A Black Holes Formalism: Overview of Misner Sharp Mass

[AHSAN MUJTABA]

TL;DR Summary

I want to know by just an introduction along with some example to visualize, that what is Misner Sharp mass?

I am currently studying the Vaidya metrics and I am a bit confused regarding the term Misner Sharp mass, and I am referring to Blau notes and in them the description is very deep which I surely don't need but just an overview. TIA

 

[PeterDonis]

I am referring to Blau notes

Can you give a specific reference?

 

[strangerep]

@PeterDonis : He's talking about Matthias Blau's GR Lecture Notes. Blau is head of the Gravity and String Theory Group within Bern University. I began using Blau notes some years ago and they have gradually become one of my top 3 go-to sources when I want to check something, or explore some aspect more deeply. I hope Blau eventually finds a publisher for these notes.

@AHSAN MUJTABA : I'm not sure why you're finding this so difficult. The Misner-Sharp mass is essentially just the "M" term which arises in the Schwarzschild solution, but becomes $M(t,r)$ in the more general case of a Vaidya metric if one has a spherically symmetric $T_{\mu\nu}$.

Can you give us more of a clue about what parts of Blau's treatment you find unclear? You said you were studying Vaidya metrics, but did you mean you're studying them via Blau's notes or are you also using another textbook? If so, which one(s)?

BTW, I think there might be a typo in Blau's eq(35.116) on p804, compared to a related earlier eq(24.82). Could someone else please check?

 

[PeterDonis]

He's talking about Matthias Blau's GR Lecture Notes.

Thanks for the reference! I have looked at these before, and I agree with you that they are an excellent source.

I think there might be a typo in Blau's eq(35.116) on p804, compared to a related earlier eq(24.82).

Do you mean you think there ought to be a definition symbol in between $M_{MS} (t, r)$ and $m(t, r)$ in eq. (35.116)?

 

[strangerep]

Do you mean you think there ought to be a definition symbol in between $M_{MS} (t, r)$ and $m(t, r)$ in eq. (35.116)?

Yes, or rather, an equivalence sign "$\equiv$" as in his eq(24.82).

 

[AHSAN MUJTABA]

Thanks dear for your reply I am actually reading section 40.2 "interpretations of mass functions in Vaidya metric" In the part of Vaidya Solutions

Thanks for the reference! I have looked at these before, and I agree with you that they are an excellent source.
Do you mean you think there ought to be a definition symbol in between $M_{MS} (t, r)$ and $m(t, r)$ in eq. (35.116)?

 

[AHSAN MUJTABA]

I am looking Blau and I need to present the topic with a fine background of general relativity(not too deep) as the audience will also be including undergrads and unfortunately I can't find much material for Vaidya solutions

 

[AHSAN MUJTABA]

There is a general question, when we say outgoing light rays define the evaporating black holes how can we reconcile it with the concept that no light can escape from the black hole?

 

[AHSAN MUJTABA]

I want other material as well to study the Vaidya solutions

 

[PeterDonis]

when we say outgoing light rays define the evaporating black holes how can we reconcile it with the concept that no light can escape from the black hole?

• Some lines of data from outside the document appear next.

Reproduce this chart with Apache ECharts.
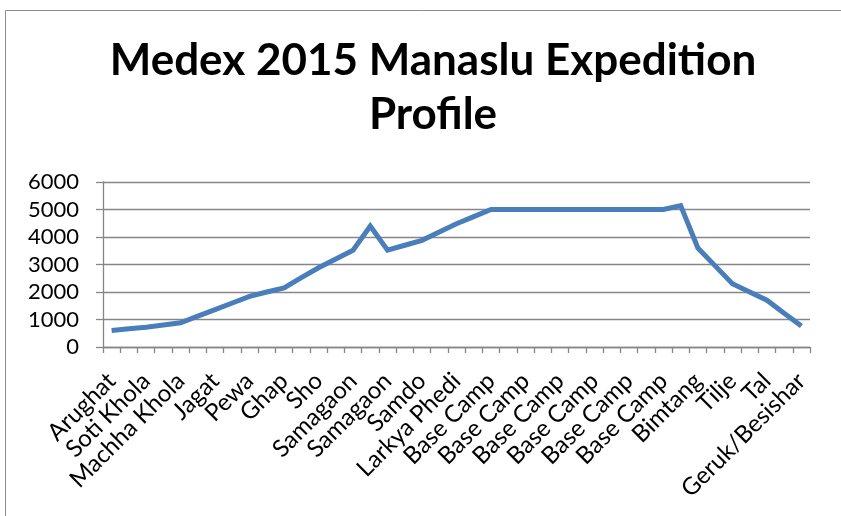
<!DOCTYPE html>
<html>
<head>
<meta charset="utf-8">
<title>Medex 2015 Manaslu Expedition Profile</title>
<script src="https://cdn.jsdelivr.net/npm/echarts@6/dist/echarts.min.js"></script>
<style>
  html, body { margin: 0; padding: 0; background: #fff; }
  #chart { width: 841px; height: 516px; }
</style>
</head>
<body>
<div id="chart"></div>
<script>
// stops along the trek (Excel only labels every other one)
const stops = [
  'Arughat', '', 'Soti Khola', '', 'Machha Khola', '', 'Jagat', '', 'Pewa', '',
  'Ghap', '', 'Sho', '', 'Samagaon', '', 'Samagaon', '', 'Samdo', '',
  'Larkya Phedi', '', 'Base Camp', '', 'Base Camp', '', 'Base Camp', '', 'Base Camp', '',
  'Base Camp', '', 'Base Camp', '', 'Bimtang', '', 'Tilje', '', 'Tal', '',
  'Geruk/Besishar'
];

// altitude in metres
const altitude = [
  600, 660, 720, 800, 880, 1120, 1360, 1600, 1840, 2000,
  2150, 2520, 2880, 3200, 3520, 4400, 3520, 3700, 3880, 4180,
  4480, 4740, 5000, 5000, 5000, 5000, 5000, 5000, 5000, 5000,
  5000, 5000, 5000, 5140, 3600, 2950, 2300, 2000, 1700, 1230,
  760
];

const yTicks = [0, 1000, 2000, 3000, 4000, 5000, 6000];

const chart = echarts.init(document.getElementById('chart'));

const option = {
  animation: false,
  title: {
    text: 'Medex 2015 Manaslu Expedition\nProfile',
    left: 428,
    textAlign: 'center',
    top: 29,
    textStyle: {
      fontFamily: 'Lato',
      fontWeight: 'bold',
      fontSize: 44,
      lineHeight: 54,
      color: '#000'
    }
  },
  graphic: [
    {
      type: 'rect',
      shape: { x: 5.5, y: 10.5, width: 900, height: 600 },
      style: { fill: 'none', stroke: '#8c8c8c', lineWidth: 1 },
      silent: true
    }
  ],
  grid: {
    left: 103,
    right: 31,
    top: 182,
    bottom: 169
  },
  xAxis: {
    type: 'category',
    data: stops,
    boundaryGap: true,
    axisLine: { lineStyle: { color: '#868686', width: 1.3 } },
    axisTick: { show: true, interval: 0, length: 6, lineStyle: { color: '#868686', width: 1.3 } },
    axisLabel: {
      interval: 1,
      rotate: 45,
      margin: 30,
      color: '#000',
      fontFamily: 'Lato',
      fontSize: 24
    },
    splitLine: { show: false }
  },
  yAxis: {
    type: 'value',
    min: yTicks[0],
    max: yTicks[yTicks.length - 1],
    interval: 1000,
    axisLine: { show: true, lineStyle: { color: '#868686', width: 1.3 } },
    axisTick: { show: true, length: 7, lineStyle: { color: '#868686', width: 1.3 } },
    axisLabel: {
      margin: 24,
      color: '#000',
      fontFamily: 'Lato',
      fontSize: 22,
      formatter: function (v) { return String(v); }
    },
    splitLine: { show: true, lineStyle: { color: '#868686', width: 1.3 } }
  },
  series: [
    {
      name: 'Altitude',
      type: 'line',
      data: altitude,
      showSymbol: false,
      symbol: 'none',
      lineStyle: { color: '#4a7ebb', width: 5, join: 'miter' }
    }
  ]
};

chart.setOption(option);
</script>
</body>
</html>
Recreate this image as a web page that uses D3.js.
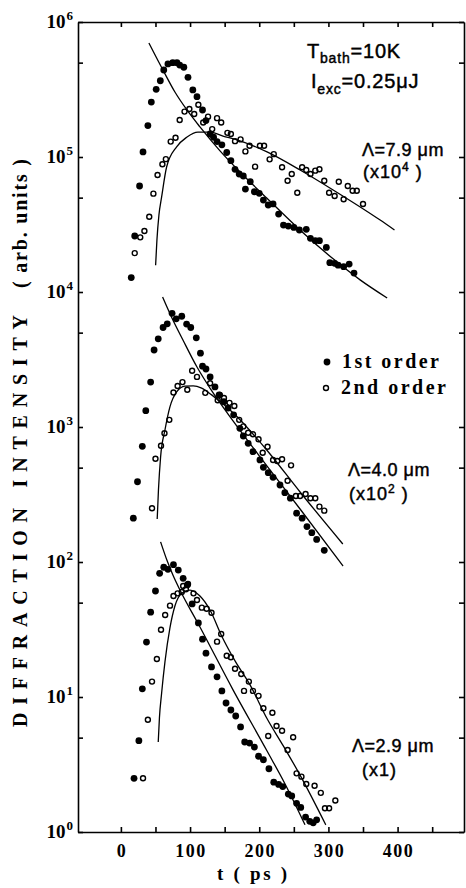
<!DOCTYPE html>
<html lang="en">
<head>
<meta charset="UTF-8">
<title>Diffraction intensity vs time</title>
<script src="https://d3js.org/d3.v7.min.js"></script>
<style>
  body { margin: 0; background: #fff; }
  svg text { fill: #000; }
  .serif { font-family: "Liberation Serif", "DejaVu Serif", serif; font-weight: bold; }
  .sans { font-family: "Liberation Sans", Arial, sans-serif; stroke: #000; stroke-width: 0.45px; }
  .axis path, .axis line { stroke: #000; stroke-width: 1.6px; }
</style>
</head>
<body>
<div id="chart"></div>
<script>
// axis ticks
const xTicks = [0, 100, 200, 300, 400];
const xMinorTicks = [0, 50, 100, 150, 200, 250, 300, 350, 400, 450];
const yDecades = [0, 1, 2, 3, 4, 5, 6];
const yTickVals = [1, 5, 10, 50, 100, 500, 1e3, 5e3, 1e4, 5e4, 1e5, 5e5, 1e6];

// scale factors of the three gratings
const scaleFactors = [1e4, 1e2, 1];
const periodLabels = ["\u039B=7.9 \u03BCm", "\u039B=4.0 \u03BCm", "\u039B=2.9 \u03BCm"];

// t (ps), intensity before scaling -- Lambda = 7.9 um
const lam79First = [[15,1.28],[20,2.60],[27,6.10],[32,10.9],[39,17.1],[44,25.5],[51,31.7],[57,36.7],[62,44.1],[68,48.9],[75,50.0],[81,50.0],[85,48.0],[91,46.2],[97,38.9],[104,31.4],[110,28.0],[118,22.3],[123,18.6],[129,14.8],[134,14.0],[139,13.0],[146,12.3],[153,10.8],[159,9.39],[165,8.11],[171,7.48],[177,7.23],[180,5.79],[187,6.56],[193,5.53],[200,5.38],[206,4.80],[213,4.41],[220,4.49],[228,3.78],[235,3.13],[242,3.08],[250,3.01],[258,2.88],[268,2.91],[274,2.50],[281,2.40],[287,2.40],[297,2.14],[302,1.65],[309,1.63],[314,1.58],[322,1.54],[330,1.61],[337,1.38]];
const lam79Second = [[20,1.94],[28,2.54],[34,2.83],[41,3.61],[47,5.35],[53,7.36],[60,8.83],[65,9.64],[72,13.0],[79,13.9],[85,18.8],[92,21.7],[99,22.7],[106,20.8],[112,24.4],[119,18.0],[126,19.9],[132,16.1],[139,19.4],[145,18.0],[154,15.1],[159,14.8],[165,13.1],[173,13.5],[180,11.0],[186,12.1],[194,8.48],[201,12.1],[207,12.1],[215,9.61],[221,10.5],[233,8.39],[241,6.67],[247,7.48],[255,5.44],[262,8.39],[268,8.01],[274,7.48],[281,7.92],[287,8.11],[294,6.67],[301,5.44],[309,5.14],[315,6.56],[322,4.86],[328,6.10],[335,5.63],[341,5.63],[350,4.49]];
const lam79Fit1 = [[40.5,69.9],[60.8,44.1],[78.1,30.3],[95.5,22.3],[114.3,16.7],[143.3,11.1],[172.2,7.74],[210.8,4.97],[258.9,2.88],[306.8,1.76],[345.8,1.23],[384.9,0.903]];
const lam79Fit2 = [[50.2,1.58],[52.1,2.43],[55.0,3.72],[58.9,5.06],[66.1,8.43],[80.6,11.9],[95.1,14.0],[111.4,15.3],[128.8,15.3],[147.6,14.3],[167.9,13.4],[211.3,10.9],[259.0,8.01],[306.8,5.70],[374.8,3.41],[395.5,2.88]];

// Lambda = 4.0 um
const lam40First = [[18,2.11],[24,3.93],[31,7.19],[36,13.2],[43,21.5],[48,37.2],[54,45.0],[61,54.6],[67,58.1],[74,69.5],[80,63.3],[88,66.1],[95,57.9],[101,54.6],[109,45.8],[115,35.2],[118,28.2],[123,26.9],[129,23.5],[136,19.8],[142,17.3],[149,15.4],[155,13.8],[163,12.3],[172,9.78],[177,8.58],[184,7.57],[191,6.56],[201,5.70],[206,5.03],[213,4.59],[220,4.24],[230,3.72],[237,3.26],[245,2.97],[254,2.30],[262,2.11],[269,1.83],[276,1.65],[283,1.47],[294,1.22]];
const lam40Second = [[45,2.50],[50,5.82],[58,7.26],[63,8.98],[70,11.3],[76,18.0],[82,20.1],[89,21.5],[96,18.9],[103,26.1],[110,23.5],[122,17.9],[129,21.1],[140,15.8],[143,17.3],[149,16.4],[157,15.1],[164,14.3],[171,11.3],[177,10.1],[184,9.07],[191,8.83],[199,8.11],[205,6.45],[212,7.14],[220,5.70],[226,5.60],[233,5.77],[241,4.00],[246,5.20],[253,3.08],[259,3.08],[267,3.19],[274,2.97],[281,2.97],[287,2.57],[294,2.40]];
const lam40Fit1 = [[60.3,91.8],[73.8,64.2],[89.7,44.1],[110.0,27.8],[128.8,19.4],[162.1,11.1],[211.3,5.14],[259.0,2.47],[321.2,0.934]];
const lam40Fit2 = [[52.5,2.08],[54.3,3.41],[57.4,6.00],[63.7,9.50],[70.9,14.1],[80.6,18.2],[92.6,20.1],[104.6,20.2],[116.8,19.4],[131.2,17.3],[162.5,12.7],[210.8,6.76],[259.0,3.30],[320.8,1.36]];

// Lambda = 2.9 um
const lam29First = [[19,2.50],[26,4.75],[31,11.5],[37,25.5],[43,42.5],[50,61.0],[56,82.5],[62,91.4],[68,88.3],[76,95.5],[83,87.2],[90,75.7],[96,67.6],[103,48.9],[112,35.4],[118,26.8],[123,21.1],[131,16.7],[139,14.1],[146,11.1],[152,9.03],[159,8.01],[166,7.23],[173,6.00],[179,4.64],[186,4.56],[193,4.26],[199,3.64],[206,3.43],[214,2.94],[221,2.34],[228,2.25],[234,2.17],[242,1.91],[247,1.85],[254,1.63],[260,1.52],[267,1.29],[273,1.20],[278,1.17],[283,1.23]];
const lam29Second = [[32,2.50],[39,6.79],[45,13.0],[52,19.1],[58,31.5],[64,40.5],[71,47.5],[76,56.0],[82,58.6],[88,59.9],[90,66.4],[94,62.8],[97,68.7],[105,58.6],[110,52.3],[117,45.9],[124,45.1],[131,42.1],[139,25.7],[145,29.3],[153,20.2],[159,19.7],[165,16.2],[174,14.8],[178,11.1],[185,13.0],[191,11.1],[199,10.2],[206,8.25],[213,5.14],[219,7.65],[225,6.10],[233,5.63],[241,4.05],[249,5.03],[254,2.72],[261,2.57],[268,2.27],[280,2.20],[289,1.95],[295,1.50],[301,1.50],[310,1.71]];
const lam29Fit1 = [[57.4,141],[66.6,103],[75.2,80.1],[85.4,62.0],[114.3,33.0],[162.1,11.3],[211.3,3.98],[237.3,2.27],[266.2,1.13]];
const lam29Fit2 = [[54.0,4.64],[55.7,6.99],[58.9,10.7],[63.7,18.2],[70.9,32.5],[78.1,47.2],[88.3,58.9],[99.8,62.0],[114.3,56.0],[128.8,44.1],[145.7,28.3],[165.0,18.5],[186.7,12.3],[210.8,6.99],[234.8,4.34],[259.0,2.64],[296.2,1.13]];

const panels = [
    { first: lam79First, second: lam79Second, fits: [lam79Fit1, lam79Fit2] },
    { first: lam40First, second: lam40Second, fits: [lam40Fit1, lam40Fit2] },
    { first: lam29First, second: lam29Second, fits: [lam29Fit1, lam29Fit2] }
].map((p, i) => Object.assign(p, { factor: scaleFactors[i], label: periodLabels[i] }));

const width = 466, height = 888;
const svg = d3.select("#chart").append("svg")
    .attr("width", width)
    .attr("height", height);

const x = d3.scaleLinear().domain([-62, 496]).range([78, 464]);
const y = d3.scaleLog().domain([1, 1e6]).range([832, 22]);

// frame with inward ticks on all four sides
svg.append("g").attr("class", "axis")
    .attr("transform", `translate(0,${y(1)})`)
    .call(d3.axisBottom(x).tickValues(xMinorTicks).tickSizeInner(-5).tickSizeOuter(0).tickFormat(""));
svg.append("g").attr("class", "axis")
    .attr("transform", `translate(0,${y(1e6)})`)
    .call(d3.axisTop(x).tickValues(xMinorTicks).tickSizeInner(-5).tickSizeOuter(0).tickFormat(""));
svg.append("g").attr("class", "axis")
    .attr("transform", `translate(${x(-62)},0)`)
    .call(d3.axisLeft(y).tickValues(yTickVals).tickSizeInner(-5).tickSizeOuter(0).tickFormat(""));
svg.append("g").attr("class", "axis")
    .attr("transform", `translate(${x(496)},0)`)
    .call(d3.axisRight(y).tickValues(yTickVals).tickSizeInner(-5).tickSizeOuter(0).tickFormat(""));

// x tick labels
svg.selectAll(".xlab")
    .data(xTicks)
    .enter().append("text")
    .attr("class", "serif")
    .attr("x", d => x(d) + 1)
    .attr("y", 857)
    .attr("text-anchor", "middle")
    .attr("font-size", 18)
    .attr("letter-spacing", 1.5)
    .text(d => d);

// y tick labels 10^n
const ylab = svg.selectAll(".ylab")
    .data(yDecades)
    .enter().append("text")
    .attr("class", "serif")
    .attr("x", 73)
    .attr("y", d => y(Math.pow(10, d)) + 6)
    .attr("text-anchor", "end")
    .attr("font-size", 19);
ylab.append("tspan").text("10");
ylab.append("tspan").attr("dy", -8).attr("dx", 1).attr("font-size", 13).text(d => d);

// axis titles
svg.append("text")
    .attr("class", "serif")
    .attr("x", 217).attr("y", 880)
    .attr("font-size", 19)
    .attr("textLength", 70)
    .attr("lengthAdjust", "spacing")
    .text("t ( ps )");

svg.append("text")
    .attr("class", "serif")
    .attr("transform", "translate(27,727) rotate(-90)")
    .attr("font-size", 20)
    .attr("textLength", 412)
    .attr("lengthAdjust", "spacing")
    .text("DIFFRACTION  INTENSITY");

svg.append("text")
    .attr("class", "serif")
    .attr("transform", "translate(27,288) rotate(-90)")
    .attr("font-size", 20)
    .attr("textLength", 129)
    .attr("lengthAdjust", "spacing")
    .text("( arb. units )");

// fits and data
const line = d3.line()
    .x(d => x(d[0]))
    .y(d => y(d[1]))
    .curve(d3.curveMonotoneX);

panels.forEach(p => {
    const g = svg.append("g");
    p.fits.forEach(f => {
        g.append("path")
            .datum(f.map(d => [d[0], d[1] * p.factor]))
            .attr("d", line)
            .attr("fill", "none")
            .attr("stroke", "#000")
            .attr("stroke-width", 1.3);
    });
    g.selectAll(".open")
        .data(p.second)
        .enter().append("circle")
        .attr("cx", d => x(d[0]))
        .attr("cy", d => y(d[1] * p.factor))
        .attr("r", 2.5)
        .attr("fill", "none")
        .attr("stroke", "#000")
        .attr("stroke-width", 1.4);
    g.selectAll(".filled")
        .data(p.first)
        .enter().append("circle")
        .attr("cx", d => x(d[0]))
        .attr("cy", d => y(d[1] * p.factor))
        .attr("r", 3.4)
        .attr("fill", "#000");
});

// annotations
const tb = svg.append("text").attr("class", "sans").attr("x", 307).attr("y", 58).attr("font-size", 20).attr("letter-spacing", 0.8);
tb.append("tspan").text("T");
tb.append("tspan").attr("font-size", 14).attr("dy", 5).text("bath");
tb.append("tspan").attr("dy", -5).text("=10K");

const ie = svg.append("text").attr("class", "sans").attr("x", 311).attr("y", 88).attr("font-size", 20).attr("letter-spacing", 0.8);
ie.append("tspan").text("I");
ie.append("tspan").attr("font-size", 14).attr("dy", 6).text("exc");
ie.append("tspan").attr("dy", -6).text("=0.25\u03BCJ");

const labelPos = [[362, 156, 178, "4"], [348, 476, 500, "2"], [352, 752, 776, null]];
panels.forEach((p, i) => {
    const [lx, ly, sy, ex] = labelPos[i];
    svg.append("text").attr("class", "sans")
        .attr("x", lx).attr("y", ly)
        .attr("font-size", 18)
        .attr("letter-spacing", 0.5)
        .text(p.label);
    const s = svg.append("text").attr("class", "sans")
        .attr("x", lx + (ex ? 1 : 10)).attr("y", sy)
        .attr("font-size", 18)
        .attr("letter-spacing", 1);
    if (ex) {
        s.append("tspan").text("(x10");
        s.append("tspan").attr("font-size", 12).attr("dy", -7).text(ex);
        s.append("tspan").attr("dy", 7).text(" )");
    } else {
        s.text("(x1)");
    }
});

// legend
svg.append("circle").attr("cx", 327).attr("cy", 362).attr("r", 3.4).attr("fill", "#000");
svg.append("circle").attr("cx", 326).attr("cy", 388).attr("r", 2.5)
    .attr("fill", "none").attr("stroke", "#000").attr("stroke-width", 1.4);
svg.append("text").attr("class", "serif")
    .attr("x", 342).attr("y", 368).attr("font-size", 20)
    .attr("textLength", 97).attr("lengthAdjust", "spacing")
    .text("1st order");
svg.append("text").attr("class", "serif")
    .attr("x", 341).attr("y", 394).attr("font-size", 20)
    .attr("textLength", 105).attr("lengthAdjust", "spacing")
    .text("2nd order");
</script>
</body>
</html>
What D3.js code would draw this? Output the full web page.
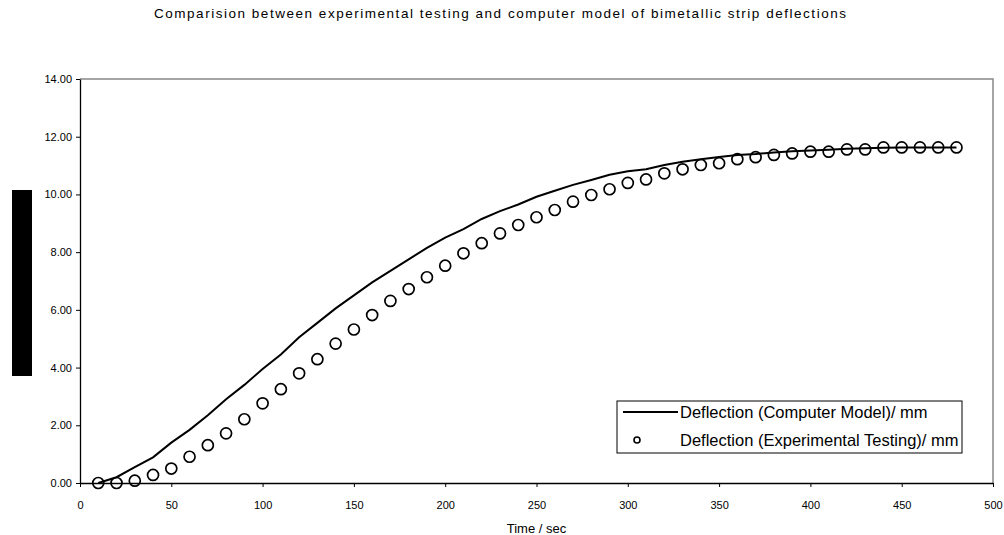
<!DOCTYPE html>
<html>
<head>
<meta charset="utf-8">
<script src="https://cdn.jsdelivr.net/npm/d3@7"></script>
<style>
  html, body { margin: 0; padding: 0; background: #fff; }
  svg { display: block; font-family: Arial, "Liberation Sans", sans-serif; }
</style>
</head>
<body>
<svg id="chart" width="1004" height="535"></svg>
<script>
const title = "Comparision between experimental testing and computer model of bimetallic strip deflections";
const xTitle = "Time / sec";
const seriesNames = ["Deflection (Computer Model)/ mm", "Deflection (Experimental Testing)/ mm"];
const times = [10,20,30,40,50,60,70,80,90,100,110,120,130,140,150,160,170,180,190,200,210,220,230,240,250,260,270,280,290,300,310,320,330,340,350,360,370,380,390,400,410,420,430,440,450,460,470,480];
const modelValues = [0.00,0.20,0.55,0.89,1.40,1.84,2.35,2.90,3.40,3.95,4.45,5.05,5.55,6.05,6.50,6.95,7.35,7.75,8.15,8.50,8.80,9.15,9.42,9.65,9.92,10.13,10.33,10.50,10.68,10.80,10.87,11.02,11.13,11.22,11.30,11.37,11.40,11.45,11.50,11.52,11.55,11.58,11.60,11.62,11.63,11.63,11.63,11.63];
const experimentValues = [0.00,0.00,0.08,0.28,0.50,0.91,1.31,1.72,2.21,2.76,3.25,3.80,4.29,4.83,5.32,5.82,6.31,6.72,7.13,7.53,7.96,8.31,8.65,8.94,9.21,9.46,9.75,9.98,10.18,10.40,10.52,10.73,10.87,11.02,11.08,11.22,11.29,11.37,11.42,11.48,11.48,11.56,11.56,11.63,11.63,11.63,11.63,11.63];
const xTicks = [0,50,100,150,200,250,300,350,400,450,500];
const yTicks = [0,2,4,6,8,10,12,14];

const svg = d3.select("#chart");
const L = 80, R = 993, T = 79, B = 483;
const x = d3.scaleLinear().domain([0, 500]).range([L, R]);
const y = d3.scaleLinear().domain([0, 14]).range([B, T]);

// title
svg.append("text").attr("x", 500).attr("y", 18).attr("text-anchor", "middle")
  .attr("font-size", 13.5).attr("fill", "#000")
  .attr("textLength", 692).attr("lengthAdjust", "spacing").text(title);

// plot border (grey top/right)
svg.append("path").attr("d", `M${L},${T}H${R}V${B}`).attr("fill", "none")
  .attr("stroke", "#888").attr("stroke-width", 1.5);

// axes
const xAxis = d3.axisBottom(x).tickValues(xTicks).tickSize(4).tickSizeOuter(0).tickFormat(d3.format("d"));
const yAxis = d3.axisLeft(y).tickValues(yTicks).tickSize(4).tickSizeOuter(0).tickFormat(d3.format(".2f"));
const gx = svg.append("g").attr("transform", `translate(0,${B})`).call(xAxis);
const gy = svg.append("g").attr("transform", `translate(${L},0)`).call(yAxis);
[gx, gy].forEach(g => {
  g.select(".domain").attr("stroke", "#000").attr("stroke-width", 1.3);
  g.selectAll(".tick line").attr("stroke", "#000");
  g.selectAll(".tick text").attr("font-size", 11).attr("fill", "#000")
    .attr("font-family", "Arial, 'Liberation Sans', sans-serif");
});
gx.selectAll(".tick text").attr("y", 26).attr("dy", 0);
gy.selectAll(".tick text").attr("x", -8);

// y axis title block (rendered as black block in reference)
svg.append("rect").attr("x", 12).attr("y", 190).attr("width", 20).attr("height", 186).attr("fill", "#000");

// x axis title
svg.append("text").attr("x", (L + R) / 2).attr("y", 533).attr("text-anchor", "middle")
  .attr("font-size", 13).attr("fill", "#000").text(xTitle);

// model line
const line = d3.line().x((d, i) => x(times[i])).y(d => y(d));
svg.append("path").datum(modelValues).attr("d", line).attr("fill", "none")
  .attr("stroke", "#000").attr("stroke-width", 2);

// experimental circles
svg.append("g").selectAll("circle").data(experimentValues).join("circle")
  .attr("cx", (d, i) => x(times[i])).attr("cy", d => y(d)).attr("r", 5.5)
  .attr("fill", "none").attr("stroke", "#000").attr("stroke-width", 1.7);

// legend
const lg = svg.append("g");
lg.append("rect").attr("x", 617).attr("y", 401).attr("width", 345).attr("height", 52)
  .attr("fill", "#fff").attr("stroke", "#000").attr("stroke-width", 1);
lg.append("line").attr("x1", 623).attr("x2", 678).attr("y1", 412).attr("y2", 412)
  .attr("stroke", "#000").attr("stroke-width", 2);
lg.append("text").attr("x", 680).attr("y", 417.5).attr("font-size", 16.5).attr("fill", "#000").text(seriesNames[0]);
lg.append("circle").attr("cx", 637).attr("cy", 440).attr("r", 3).attr("fill", "none")
  .attr("stroke", "#000").attr("stroke-width", 1.6);
lg.append("text").attr("x", 680).attr("y", 446).attr("font-size", 16.5).attr("fill", "#000").text(seriesNames[1]);
</script>
</body>
</html>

Outgoing light rays define the event horizon of a black hole. That is also true of an evaporating hole, but which particular outgoing light rays are the ones that define the event horizon is different for an evaporating hole than for a non-evaporating hole. The outgoing rays that would have been precisely on the horizon for a non-evaporating hole of a given mass are actually slightly outside the horizon for an evaporating hole of the same mass, so those light rays can escape. So the radiation that is "escaping" from an evaporating hole is not coming from on or inside the actual event horizon of the evaporating hole; it's coming from just outside that horizon.

 

[AHSAN MUJTABA]

outgoing means that oour event horizon is dynamical?

 

[PeterDonis]

outgoing means that oour event horizon is dynamical?

"Evaporating" means that the area of the horizon slowly decreases over time.

The area of a hole's horizon can also increase if something falls into it.

 

[AHSAN MUJTABA]

Outgoing light rays define the event horizon of a black hole. That is also true of an evaporating hole, but which particular outgoing light rays are the ones that define the event horizon is different for an evaporating hole than for a non-evaporating hole. The outgoing rays that would have been precisely on the horizon for a non-evaporating hole of a given mass are actually slightly outside the horizon for an evaporating hole of the same mass, so those light rays can escape. So the radiation that is "escaping" from an evaporating hole is not coming from on or inside the actual event horizon of the evaporating hole; it's coming from just outside that horizon.

you mean the light cones of an evaporating horizon at the horizon are tilted outside or some part of them is allowing the outgoing light rays to escape?

 

[PeterDonis]

the light cones of an evaporating horizon at the horizon are tilted outside

No, not at the horizon. Just outside the horizon.